Lorna is a Colorado-based artist who produces soda fired porcelain ware. Her work is intimate, nuanced and subtle. Work to be held in one’s hand and slowly spun around to fully appreciate the gradation of color, the detailed markings, the exquisite texture of object.
Lorna’s stated goal is to integrate the form and surface of her pots, starting with 3D forms that divide space, then drawing on the surface of those 3D forms, and finishing by adding color. “I am drawn to work that is rich in ornamentation, with lavish use of materials – both scarce in a culture of mass production,” she notes on her website.
JW: You work primarily with soda fired porcelain. What attracted you to porcelain and that firing process?
LM: I first started using porcelain, and did my first soda firing in a workshop that Peter Beasecker taught at Anderson Ranch Arts Center in the late 90’s. I was attracted to porcelain for its ease in altering wheel thrown work, and the brightness of the glazes on the clay body. I use soda firing for the directional nature of the firing process. In other words, one side of the pot looks different than the other. The drawing on the surface of my work is often symmetrical, graphic, and very controlled. The soda process is a point of contrast to the predictability of the other processes in my work.
JW: What attracted you to ceramics in the first place?
LM: I started making pots in High School. It’s a little hard to remember what exactly drew me in initially, but I can say that it was the wheel. I think it was just really different than anything else I had done and I was pretty good at it. I loved it right away.
JW: I believe you’ve travelled a lot. Do your travel experiences influence your creative work?
LM: Yes, I like to travel and I am fortunate to have taken quite a few trips. I don’t know how much travel affects my work directly, but I’m sure it has a way of sneaking in some influences into what I am making. I particularly think that is true about my trip to Italy a few years ago. I loved looking at the architecture and the rich colors there.
JW: How has your work changed over the years?
LM: My work has changed very slowly over the years. I’ve been a potter for 33 years now. Initially, my work was very simple – round and dipped in one glaze. Graduate school changed my work, making it more ornamental and decorative. My punch bowls would be the best example of that.
I started spending a lot more time on each piece. In the 15 years since then, I’ve returned to making work that is a little simpler, meant for everyday use. Part of the return to utility was due to the need to make a living. Nowadays I find myself wanting to revisit ideas from the past.
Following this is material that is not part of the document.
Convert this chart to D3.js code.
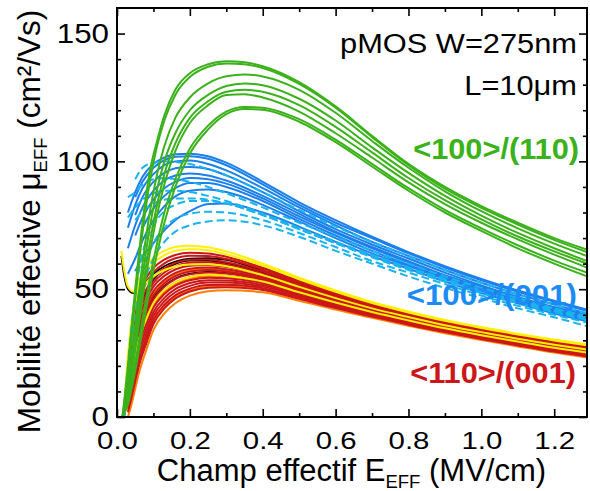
<!DOCTYPE html>
<html><head><meta charset="utf-8">
<script src="https://cdn.jsdelivr.net/npm/d3@7"></script>
<style>body{margin:0;background:#fff}svg{display:block;font-family:"Liberation Sans",Arial,Helvetica,sans-serif}</style>
</head><body><svg id="c" width="590" height="491"></svg>
<script>
// ---------- axis ticks ----------
const xTicks = [0, 0.2, 0.4, 0.6, 0.8, 1.0, 1.2];
const xMinor = [0.1, 0.3, 0.5, 0.7, 0.9, 1.1];
const yTicks = [0, 50, 100, 150];
const yMinor = [10, 20, 30, 40, 60, 70, 80, 90, 110, 120, 130, 140];

// ---------- <100>/(110) green curves ----------
const gridGreen = [0.015,0.03,0.05,0.07,0.09,0.11,0.13,0.16,0.2,0.25,0.3,0.35,0.4,0.5,0.6,0.7,0.8,0.9,1.0,1.1,1.2,1.29];
const green = [
  [0,20,50,76,96,108,118,128,134.5,138,139.2,138.8,137.2,131,121.5,110,99,90,82.5,76,70,65.5],
  [0,17,46,72,92,106,116,126,133,137,138.3,138,136.5,130.3,121,109.5,98.5,89.3,81.8,75.3,69.3,64.5],
  [0,12,36,60,80,95,106,117,125,130.5,133.3,134,133.2,128,119,108,97.5,88.3,80.5,73.8,67.8,63],
  [0,10,32,55,74,89,100,111,120,126,129.5,130.5,129.8,124.5,116,105.5,95.5,86.5,78.8,72,66,61],
  [0,9,29,50,68,83,95,107,117,123.5,127.2,128,127.2,122,113.5,103.5,93.5,84.8,77.3,70.6,64.8,60],
  [0,8,26,46,64,79,91,104,115,122,126,126.3,125,119.5,111,101.5,91.8,83.3,76,69.5,63.5,58.5],
  [0,6,21,38,54,68,80,93,105,114,119.5,121.3,121,116.5,108.5,99,89.5,81,73.8,67.2,61.2,56.5],
  [0,5,18,34,50,64,76,90,103,112.5,118.5,120.5,120.2,115.5,107.5,98,88.5,80,72.8,66,60,55]
];

// ---------- <100>/(001) blue curves ----------
const gridBlue = [0.02,0.03,0.05,0.07,0.1,0.13,0.16,0.2,0.25,0.3,0.4,0.5,0.6,0.7,0.8,0.9,1.0,1.1,1.2,1.29];
const blueSolid = [
  [null,80,88,94,99,101.5,102.8,103,102,99.5,92,84,77,70.5,64.5,59,54,49.5,45.5,42],
  [null,null,86,92,97.5,100.5,101.8,102,101,98.5,91,83,76,70,64,58.5,53.5,49,45,41.5],
  [null,74,83,89.5,95,98.5,100,100.3,99,96.5,89.5,82,75,68.5,63,57.5,52.5,48,44,40.5],
  [null,null,79,86,92,95.5,97.3,97.8,97,94.5,88,80.5,73.5,67.5,62,56.5,51.5,47,43,40],
  [null,66,75,82,88.5,92.5,94.5,95.3,94.5,92.5,86.5,79.5,72.5,66.5,61,55.5,51,46.5,42.5,39.5],
  [null,null,71,78,85,89.5,92,93.5,93,91.3,85.5,78.5,72,66,60.5,55,50.5,46,42,39],
  [null,null,null,74,81.5,86.5,89.5,91.5,91.5,90,84.5,77.5,71,65,59.5,54.5,50,45.5,41.5,38.5],
  [null,56,62,69,77,82.5,86.3,88.5,89,88,83,76.5,70,64,59,54,49.5,45,41,38],
  [null,null,57,62.5,68,73,77,80.5,83.3,83.5,80,74.5,68.5,63,58,53,48.5,44.5,40.5,37.5]
];
const blueDashed = [
  [null,null,93,97.5,99.5,100,99.8,99,97,94.5,88,81,74.5,68.5,63,57.5,52.5,48,44,40.5],
  [null,86,88,91,93,93.5,93,92,90,87.5,82,76,70.5,65,60,55,50.5,46.5,42.5,39.5],
  [null,78,82,85,87.5,88.5,88.5,88,86.5,84.5,79.5,74,68.5,63.5,58.5,54,49.5,45.5,42,39],
  [null,null,77,80.5,83.5,85,85.5,85.5,85,83.5,79,73.5,68,63,58,53.5,49,45,41.5,38.5],
  [0,20,48,64,75,80.5,83,84.5,84.5,83.5,79,73.5,68,62.5,57.5,53,48.5,44.5,41,38],
  [0,16,40,56,68,74,77.5,79.5,80.3,80,77,72,66.5,61,56.5,52,47.5,43.5,40,37],
  [0,12,34,50,62,68.5,72.5,75,76.5,77,75,70.5,65,60,55,50.5,46.5,42.5,39,35.5]
];

// ---------- <110>/(001) curves (yellow / black / red / orange) ----------
const gridRed = [0.02,0.03,0.04,0.05,0.06,0.08,0.1,0.13,0.16,0.2,0.25,0.3,0.4,0.5,0.6,0.7,0.8,0.9,1.0,1.1,1.2,1.29];
const gridHook = [0.012,0.02,0.03,0.045,0.06,0.08,0.1,0.13,0.16,0.2,0.25,0.3,0.4,0.5,0.6,0.7,0.8,0.9,1.0,1.1,1.2,1.29];
const orange = [
  [2,12.2,21.8,29.4,35.4,42.8,48.4,53,55.7,57.4,58,57.4,54.5,50.1,45.8,42,38.6,35.5,32.7,30.2,27.8,26],
  [1.4,8.2,16.2,23.2,29.2,37.2,43.6,48.8,52,54.1,55,54.8,52.6,48.6,44.6,40.9,37.6,34.6,31.8,29.3,26.9,25.1],
  [null,2.6,8.6,15,21,29.6,37.1,43.2,46.9,49.6,51.1,51.3,50,46.5,42.8,39.5,36.3,33.4,30.7,28.2,25.8,23.9],
  [null,0,5,11,17,26,34,40.5,44.5,47.5,49.2,49.6,48.8,45.5,42,38.8,35.7,32.8,30.1,27.6,25.2,23.3]
];
const red = [
  [3.4,20.6,33.4,42,48,54.4,58.3,61.6,63.4,64.3,64,62.7,58.4,53.2,48.5,44.1,40.5,37.3,34.5,31.9,29.6,27.8],
  [3.2,19.2,31.4,39.8,45.8,52.4,56.6,60.1,62.1,63.1,63,61.8,57.8,52.7,48,43.8,40.2,37,34.2,31.6,29.3,27.5],
  [2.9,17.3,28.8,36.9,42.9,49.8,54.4,58.1,60.3,61.5,61.6,60.5,56.9,52,47.4,43.3,39.7,36.5,33.8,31.2,28.9,27],
  [2.6,15.7,26.6,34.6,40.6,47.6,52.5,56.5,58.9,60.3,60.5,59.6,56.1,51.4,46.9,42.9,39.4,36.2,33.4,30.9,28.5,26.7],
  [2.4,14.4,24.8,32.6,38.6,45.8,51,55.2,57.7,59.2,59.5,58.7,55.5,50.9,46.5,42.5,39.1,35.9,33.2,30.6,28.3,26.4],
  [2.2,13,22.8,30.4,36.4,43.8,49.3,53.7,56.4,58,58.5,57.8,54.8,50.4,46,42.1,38.7,35.6,32.9,30.3,28,26.1],
  [1.9,11.5,20.8,28.3,34.3,41.8,47.6,52.3,55.1,56.9,57.5,56.9,54.2,49.8,45.6,41.8,38.4,35.3,32.5,30,27.6,25.8],
  [1.7,10.2,19,26.3,32.3,40,46,50.9,53.9,55.8,56.5,56.1,53.6,49.3,45.2,41.4,38.1,35,32.3,29.7,27.4,25.5],
  [1.5,8.9,17.2,24.3,30.3,38.2,44.5,49.6,52.6,54.7,55.6,55.2,53,48.8,44.8,41.1,37.8,34.7,32,29.5,27.1,25.2],
  [1.2,7.4,15.2,22.2,28.2,36.2,42.8,48.1,51.3,53.5,54.5,54.3,52.3,48.3,44.3,40.7,37.4,34.4,31.7,29.2,26.8,24.9],
  [null,6,13.3,20,26,34.3,41.1,46.6,50,52.4,53.5,53.4,51.6,47.8,43.9,40.4,37.1,34.1,31.4,28.9,26.5,24.6],
  [null,4.7,11.4,18,24,32.4,39.5,45.3,48.8,51.3,52.6,52.6,51,47.3,43.5,40,36.8,33.8,31.1,28.6,26.2,24.3],
  [null,3.4,9.6,16,22,30.6,38,43.9,47.6,50.2,51.6,51.7,50.4,46.8,43.1,39.7,36.5,33.5,30.8,28.3,25.9,24],
  [null,1.9,7.6,13.9,19.9,28.6,36.3,42.5,46.3,49.1,50.6,50.8,49.7,46.2,42.6,39.3,36.1,33.2,30.5,28,25.6,23.7]
];
const black = [
  [2.8,16.8,28.1,36.2,42.2,49.1,53.8,57.7,59.9,61.2,61.2,60.2,56.6,51.8,47.3,43.1,39.6,36.4,33.7,31.1,28.8,26.9],
  [1.8,10.6,19.5,26.8,32.8,40.5,46.5,51.3,54.2,56.1,56.8,56.3,53.7,49.5,45.3,41.5,38.2,35.1,32.3,29.8,27.4,25.6]
];
const blackHook = [63,55,50,48.5,50,53,56,59,60.8,61.9,62.1,61.5,57.1,52.2,47.6,43.4,39.8,36.6,33.9,31.3,29,27.1];
const yellow = [
  [4,24,38,47,53,59,62.3,65,66.5,67,66.4,64.8,60,54.5,49.5,45,41.3,38,35.2,32.6,30.3,28.5],
  [3.7,22.3,31.7,44.5,50.5,56.7,60.3,63.3,65,65.6,65.2,63.7,59.2,53.9,49,44.6,40.9,37.6,34.8,32.3,29.9,28.1],
  [1.5,8.9,17.2,24.3,30.3,38.2,44.5,49.6,52.6,54.7,55.6,55.2,53,48.8,44.8,41.1,37.8,34.7,32,29.5,27.1,25.2]
];
const yellowHook = [65,57,51,49,50,52.5,55,57.5,58.9,59.7,59.8,59,55.5,50.9,46.5,42.5,39.1,35.9,33.2,30.6,28.3,26.4];

// ---------- colours ----------
const C = {green:"#3bb21b", blue:"#1b80ec", cyan:"#1bb3ef", red:"#cc1719", orange:"#ff8000", yellow:"#fff000", black:"#000", blueLabel:"#1b8cf5"};

// ---------- drawing ----------
const svg = d3.select("#c");
const L = 117, R = 587, T = 8, B = 417;
const x = d3.scaleLinear().domain([0, 1.29]).range([L, R]);
const y = d3.scaleLinear().domain([0, 160]).range([B, T]);

svg.append("defs").append("clipPath").attr("id","clip")
  .append("rect").attr("x",L).attr("y",T).attr("width",R-L).attr("height",B-T);

const plot = svg.append("g").attr("clip-path","url(#clip)");
const line = grid => d3.line()
  .defined(d => d[1] != null)
  .x(d => x(d[0])).y(d => y(d[1]))
  .curve(d3.curveMonotoneX);

function drawSet(grid, sets, color, width, dash) {
  const lg = line(grid);
  plot.append("g").selectAll("path").data(sets).join("path")
    .attr("d", vals => lg(grid.map((g, i) => [g, vals[i]])))
    .attr("fill","none").attr("stroke",color).attr("stroke-width",width)
    .attr("stroke-linejoin","round").attr("stroke-linecap","butt")
    .attr("stroke-dasharray", dash || null);
}

drawSet(gridRed, orange, C.orange, 2);
drawSet(gridRed, black, C.black, 1.8);
drawSet(gridHook, [blackHook], C.black, 1.8);
drawSet(gridRed, red, C.red, 2);
drawSet(gridRed, yellow, C.yellow, 2);
drawSet(gridHook, [yellowHook], C.yellow, 2);
drawSet(gridBlue, blueSolid, C.blue, 2);
drawSet(gridBlue, blueDashed, C.cyan, 2, "8,4");
drawSet(gridGreen, green, C.green, 2);

// ---------- axes ----------
function styleAxis(g){ g.select(".domain").remove(); g.selectAll("line").attr("stroke","#000").attr("stroke-width",1.6); }
svg.append("g").attr("transform",`translate(0,${B})`)
  .call(d3.axisBottom(x).tickValues(xTicks).tickSizeInner(-8).tickSizeOuter(0).tickPadding(15).tickFormat(d3.format(".1f")))
  .call(styleAxis)
  .call(g => g.selectAll("text").attr("font-size",24.5).attr("fill","#000").attr("font-family","Liberation Sans, Arial, sans-serif").attr("transform","scale(1.2,1)"));
svg.append("g").attr("transform",`translate(0,${B})`)
  .call(d3.axisBottom(x).tickValues(xMinor).tickSize(-4).tickFormat("")).call(styleAxis);
svg.append("g").attr("transform",`translate(0,${T})`)
  .call(d3.axisTop(x).tickValues(xTicks).tickSize(-8).tickFormat("")).call(styleAxis);
svg.append("g").attr("transform",`translate(0,${T})`)
  .call(d3.axisTop(x).tickValues(xMinor).tickSize(-4).tickFormat("")).call(styleAxis);
svg.append("g").attr("transform",`translate(${L},0)`)
  .call(d3.axisLeft(y).tickValues(yTicks).tickSizeInner(-8).tickSizeOuter(0).tickPadding(7))
  .call(styleAxis)
  .call(g => g.selectAll("text").attr("font-size",27.5).attr("fill","#000").attr("font-family","Liberation Sans, Arial, sans-serif").attr("transform","scale(1.14,1)"));
svg.append("g").attr("transform",`translate(${L},0)`)
  .call(d3.axisLeft(y).tickValues(yMinor).tickSize(-4).tickFormat("")).call(styleAxis);
svg.append("g").attr("transform",`translate(${R},0)`)
  .call(d3.axisRight(y).tickValues(yTicks).tickSize(-8).tickFormat("")).call(styleAxis);
svg.append("g").attr("transform",`translate(${R},0)`)
  .call(d3.axisRight(y).tickValues(yMinor).tickSize(-4).tickFormat("")).call(styleAxis);

svg.append("rect").attr("x",L).attr("y",T).attr("width",R-L).attr("height",B-T)
  .attr("fill","none").attr("stroke","#000").attr("stroke-width",2);

// ---------- titles ----------
const yt = svg.append("text").attr("transform","translate(40,221.5) rotate(-90)")
  .attr("text-anchor","middle").attr("font-size",31.5).attr("fill","#000");
yt.append("tspan").text("Mobilité effective μ");
yt.append("tspan").attr("font-size",18.5).attr("dy",7).text("EFF");
yt.append("tspan").attr("dy",-7).text(" (cm²/Vs)");

const xt = svg.append("text").attr("x",351.5).attr("y",481)
  .attr("text-anchor","middle").attr("font-size",31).attr("fill","#000");
xt.append("tspan").text("Champ effectif E");
xt.append("tspan").attr("font-size",18.5).attr("dy",7).text("EFF");
xt.append("tspan").attr("dy",-7).text(" (MV/cm)");

// ---------- annotations ----------
const notes = [
  {t:"pMOS W=275nm", x:577, y:53, c:"#000", w:"normal", s:28, k:1.1},
  {t:"L=10μm", x:577, y:95, c:"#000", w:"normal", s:28, k:1.1},
  {t:"<100>/(110)", x:579, y:159, c:C.green, w:"bold", s:29, k:1.06},
  {t:"<100>/(001)", x:577, y:305, c:C.blueLabel, w:"bold", s:29.5, k:1.06},
  {t:"<110>/(001)", x:576, y:383, c:C.red, w:"bold", s:29, k:1.06}
];
svg.append("g").selectAll("text").data(notes).join("text")
  .attr("transform", d => `translate(${d.x},${d.y}) scale(${d.k},1)`)
  .attr("text-anchor","end").attr("font-size", d => d.s).attr("font-weight", d => d.w)
  .attr("fill", d => d.c).text(d => d.t);
</script></body></html>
I’m currently working toward a solo show in June at Studio & Gallery titled “Tools of Habitation” that will include both some elaborate and decorative work.
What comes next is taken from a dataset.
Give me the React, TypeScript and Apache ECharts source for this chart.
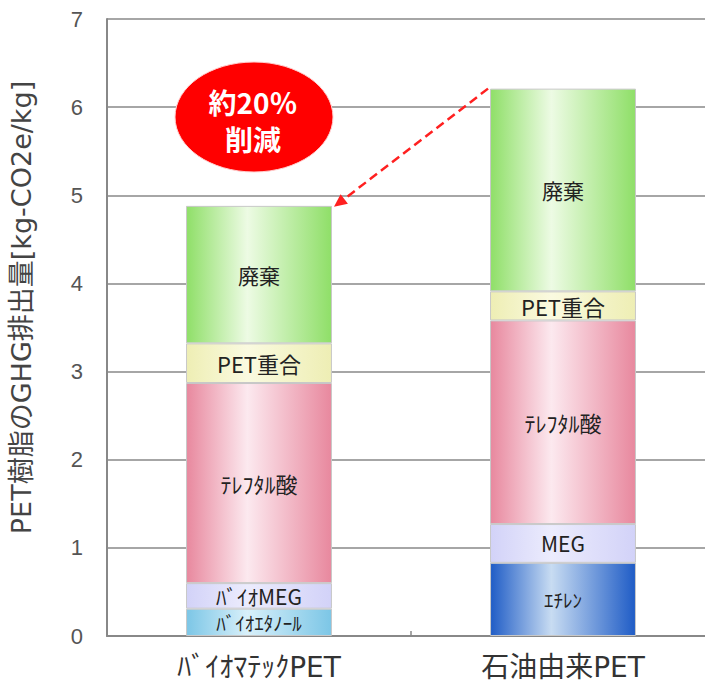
import React, { useEffect, useRef } from "react";
import * as echarts from "echarts";

const categories = ["ﾊﾞｲｵﾏﾃｯｸPET", "石油由来PET"];
const yTicks = [0, 1, 2, 3, 4, 5, 6, 7];
// stack layers, bottom to top: values per category
const layerBase = [0.31, 0.83];
const layerMEG = [0.29, 0.44];
const layerTPA = [2.27, 2.31];
const layerPET = [0.45, 0.33];
const layerWaste = [1.56, 2.3];
const baseNames = ["ﾊﾞｲｵｴﾀﾉｰﾙ", "ｴﾁﾚﾝ"];
const megNames = ["ﾊﾞｲｵMEG", "MEG"];
const tpaName = "ﾃﾚﾌﾀﾙ酸";
const petName = "PET重合";
const wasteName = "廃棄";
const badgeLines = ["約20％", "削減"];

const grad = (edge: string, mid: string) =>
  new echarts.graphic.LinearGradient(0, 0, 1, 0, [
    { offset: 0, color: edge },
    { offset: 0.42, color: mid },
    { offset: 1, color: edge },
  ]);

export default function App() {
  const ref = useRef<HTMLDivElement>(null);
  useEffect(() => {
    document.body.style.margin = "0";
    const chart = echarts.init(ref.current!, null, { renderer: "svg" });
    const font = "'Noto Sans CJK JP', 'Liberation Sans', sans-serif";
    const wideFont = "'DejaVu Sans', 'Noto Sans CJK JP', sans-serif";
    const labelStyle = {
      show: true,
      position: "inside",
      color: "#222",
      fontSize: 21,
      fontFamily: font,
    };
    const border = { borderColor: "#c8c8c8", borderWidth: 1 };
    const baseColors = [grad("#7cc6e6", "#d8f0fa"), grad("#1f5cc6", "#c8dcf2")];
    const mk = (
      name: string,
      vals: number[],
      names: string[],
      colors: any[],
      fs = 21
    ) => ({
      name,
      type: "bar",
      stack: "total",
      barWidth: "48%",
      data: vals.map((v, i) => ({
        value: v,
        itemStyle: { color: colors[i], ...border },
        label: { ...labelStyle, fontSize: fs, formatter: names[i] },
      })),
    });
    const totals = categories.map(
      (_, i) =>
        layerBase[i] + layerMEG[i] + layerTPA[i] + layerPET[i] + layerWaste[i]
    );
    chart.setOption({
      animation: false,
      grid: { left: 99, top: 19, width: 616, bottom: 56, containLabel: false },
      xAxis: {
        type: "category",
        data: categories,
        axisLine: { lineStyle: { color: "#888", width: 2 } },
        axisTick: { show: true, inside: true, length: 5, lineStyle: { color: "#888", width: 1.5 } },
        axisLabel: { color: "#333", fontSize: 28, fontFamily: wideFont, margin: 17 },
      },
      yAxis: {
        type: "value",
        min: 0,
        max: 7,
        interval: 1,
        name: "PET樹脂のGHG排出量[kg-CO2e/kg]",
        nameLocation: "middle",
        nameGap: 72,
        nameRotate: 90,
        nameTextStyle: {
          color: "#444",
          fontSize: 27,
          fontFamily: wideFont,
          padding: [0, 0, 0, 40],
        },
        axisLine: { show: true, lineStyle: { color: "#888", width: 2 } },
        axisTick: { show: false },
        axisLabel: {
          color: "#555",
          fontSize: 22,
          fontFamily: "'Liberation Sans', sans-serif",
          margin: 24,
          formatter: (v: number) => (yTicks.includes(v) ? String(v) : ""),
        },
        splitLine: { lineStyle: { color: "#888", width: 1.5 } },
      },
      series: [
        mk("base", layerBase, baseNames, baseColors, 19),
        mk("meg", layerMEG, megNames, [grad("#d2d2f8", "#ececfd"), grad("#d2d2f8", "#ececfd")], 21),
        mk("tpa", layerTPA, [tpaName, tpaName], [grad("#e8889e", "#fce9ef"), grad("#e8889e", "#fce9ef")], 22),
        mk("pet", layerPET, [petName, petName], [grad("#eeeeb4", "#fafae0"), grad("#eeeeb4", "#fafae0")], 22),
        mk("waste", layerWaste, [wasteName, wasteName], [grad("#8fdf68", "#edfbe4"), grad("#8fdf68", "#edfbe4")], 21),
      ],
    });

    const p0 = chart.convertToPixel({ xAxisIndex: 0, yAxisIndex: 0 }, [0, totals[0]]) as number[];
    const p1 = chart.convertToPixel({ xAxisIndex: 0, yAxisIndex: 0 }, [1, totals[1]]) as number[];
    const barW = (p1[0] - p0[0]) * 0.48;
    const sx = p1[0] - barW / 2 - 2;
    const sy = p1[1];
    const ex = p0[0] + barW / 2 + 2;
    const ey = p0[1] + 1;
    const ang = Math.atan2(ey - sy, ex - sx);
    const ah = 13;
    const aw = 6;
    const bx = ex - ah * Math.cos(ang);
    const by = ey - ah * Math.sin(ang);
    const nx = -Math.sin(ang);
    const ny = Math.cos(ang);
    chart.setOption({
      graphic: [
        {
          type: "line",
          shape: { x1: sx, y1: sy, x2: bx, y2: by },
          style: { stroke: "#ff2020", lineWidth: 2.5, lineDash: [9, 5] },
          z: 100,
        },
        {
          type: "polygon",
          shape: {
            points: [
              [ex, ey],
              [bx + nx * aw, by + ny * aw],
              [bx - nx * aw, by - ny * aw],
            ],
          },
          style: { fill: "#ff2020" },
          z: 100,
        },
        {
          type: "ellipse",
          shape: { cx: 254, cy: 117, rx: 79, ry: 55 },
          style: { fill: "#ff0000", stroke: "#ffd0d0", lineWidth: 1 },
          z: 100,
        },
        {
          type: "text",
          style: {
            text: badgeLines[0],
            x: 253,
            y: 102,
            align: "center",
            verticalAlign: "middle",
            fill: "#fff",
            fontSize: 28,
            fontWeight: "bold",
            fontFamily: font,
          },
          z: 101,
        },
        {
          type: "text",
          style: {
            text: badgeLines[1],
            x: 253,
            y: 139,
            align: "center",
            verticalAlign: "middle",
            fill: "#fff",
            fontSize: 28,
            fontWeight: "bold",
            fontFamily: font,
          },
          z: 101,
        },
      ],
    });
    return () => chart.dispose();
  }, []);
  return (
    <div style={{ width: 705, height: 692, overflow: "hidden" }}>
      <div ref={ref} style={{ width: 720, height: 692 }} />
    </div>
  );
}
JW: You bought into Studio & in early 2020. Apart from changes brought on by Covid, how has that gallery ownership affected you? Have you had more or less time to work on your pottery?
LM: Buying into Studio & Gallery has been great for me. There are 5 of use who own the gallery cooperatively so I only work 1-2 days a week, leaving plenty of time in my studio. I taught adjunct for years, so this has kind of replaced the time I used to spend doing that.
I’m enjoying the connection to other artists and the Durango community that has come from being more involved at the gallery. I expect that will continue to increase as we slowly climb out of this pandemic.
JW: When you first set up your pottery business, your goal was to sell 50% of your work via galleries and the other 50% directly (direct studio sales and sales via your website). Have things worked out that way?
LM: On the topic of selling through galleries, or online, it is continually changing. I still sell through galleries, but I have been moving toward selling more of my own work both online and at Studio &. I just simply have to, in order to make a decent living. I have leaned into online sales during this past year with the pandemic and it has gone quite well. My large Instagram following is a good audience for online sales. I think the new normal after this pandemic is going to give way to a renewed celebration of the brick and mortar. After all, pots are meant to be held…
JW: It looks like you’re doing a fair number of online workshops. As an instructor, do you have any suggestions or recommendations for students to get the most out of online instruction?
LM: I have also been doing a lot of online workshops in this past year. It has gone great. It, of course, has it’s pros and cons. As far as getting the most out of it, I would say, like any workshop, the most important thing you take with you is your ideas. I’ve really enjoyed doing the research for the Powerpoint presentations that I include with my Zoom workshops. I’ve been inspired by both the historical and contemporary work that I’ve found. I hope my workshop participants feel inspired as well!